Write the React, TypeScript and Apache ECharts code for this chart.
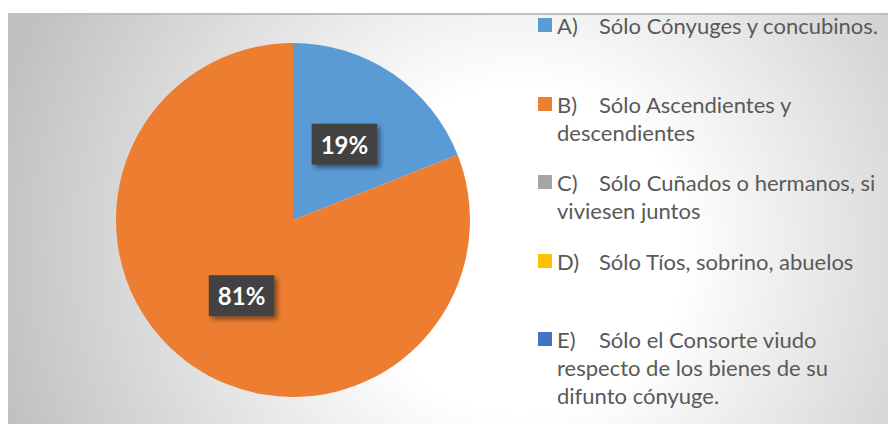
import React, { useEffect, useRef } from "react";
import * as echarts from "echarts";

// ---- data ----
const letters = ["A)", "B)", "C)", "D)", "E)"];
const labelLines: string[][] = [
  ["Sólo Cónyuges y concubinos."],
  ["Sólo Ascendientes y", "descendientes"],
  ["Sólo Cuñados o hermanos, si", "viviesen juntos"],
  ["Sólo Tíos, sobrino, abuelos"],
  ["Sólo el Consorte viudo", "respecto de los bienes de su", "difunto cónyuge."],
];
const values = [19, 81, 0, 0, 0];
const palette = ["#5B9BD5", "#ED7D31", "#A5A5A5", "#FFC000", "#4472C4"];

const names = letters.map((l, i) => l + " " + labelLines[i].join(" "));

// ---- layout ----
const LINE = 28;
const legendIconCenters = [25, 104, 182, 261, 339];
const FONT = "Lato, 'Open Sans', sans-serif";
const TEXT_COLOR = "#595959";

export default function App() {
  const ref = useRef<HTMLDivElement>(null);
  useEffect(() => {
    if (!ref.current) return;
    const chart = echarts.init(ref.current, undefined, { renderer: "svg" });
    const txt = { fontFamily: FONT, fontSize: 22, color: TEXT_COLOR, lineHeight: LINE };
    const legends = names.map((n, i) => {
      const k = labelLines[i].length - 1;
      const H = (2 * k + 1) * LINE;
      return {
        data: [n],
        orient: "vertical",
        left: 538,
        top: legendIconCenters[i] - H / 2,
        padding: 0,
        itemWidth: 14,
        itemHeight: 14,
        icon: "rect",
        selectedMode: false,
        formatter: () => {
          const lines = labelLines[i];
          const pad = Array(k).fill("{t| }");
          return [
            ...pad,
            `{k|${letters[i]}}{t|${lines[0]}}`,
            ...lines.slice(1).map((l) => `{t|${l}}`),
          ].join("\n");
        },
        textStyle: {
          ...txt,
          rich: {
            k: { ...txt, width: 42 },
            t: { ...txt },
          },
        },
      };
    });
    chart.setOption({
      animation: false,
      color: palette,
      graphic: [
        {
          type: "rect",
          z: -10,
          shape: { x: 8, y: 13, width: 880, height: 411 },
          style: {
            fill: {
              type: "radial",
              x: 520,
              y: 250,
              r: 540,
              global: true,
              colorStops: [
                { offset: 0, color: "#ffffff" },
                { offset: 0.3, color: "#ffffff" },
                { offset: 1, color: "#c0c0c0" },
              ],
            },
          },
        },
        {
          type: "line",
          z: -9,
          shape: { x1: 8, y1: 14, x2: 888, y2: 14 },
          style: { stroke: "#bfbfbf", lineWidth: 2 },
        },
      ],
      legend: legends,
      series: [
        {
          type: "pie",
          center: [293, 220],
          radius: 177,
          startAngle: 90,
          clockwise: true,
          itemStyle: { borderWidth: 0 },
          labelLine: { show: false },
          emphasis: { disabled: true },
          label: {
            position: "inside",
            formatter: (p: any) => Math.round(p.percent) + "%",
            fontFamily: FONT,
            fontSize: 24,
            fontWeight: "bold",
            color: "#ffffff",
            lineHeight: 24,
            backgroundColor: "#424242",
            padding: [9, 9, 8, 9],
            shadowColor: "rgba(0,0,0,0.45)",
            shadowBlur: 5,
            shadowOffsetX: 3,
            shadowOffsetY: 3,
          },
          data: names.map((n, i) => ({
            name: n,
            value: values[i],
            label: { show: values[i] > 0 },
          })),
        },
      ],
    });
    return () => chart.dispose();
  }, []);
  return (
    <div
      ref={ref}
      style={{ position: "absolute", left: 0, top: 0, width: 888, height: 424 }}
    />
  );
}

WHAT YOU NEED TO DO: Which lines include the word "React"? List them all.

RESPONSE TO THE TASK:
Write the React, TypeScript and Apache ECharts code for this chart.
import React, { useEffect, useRef } from "react";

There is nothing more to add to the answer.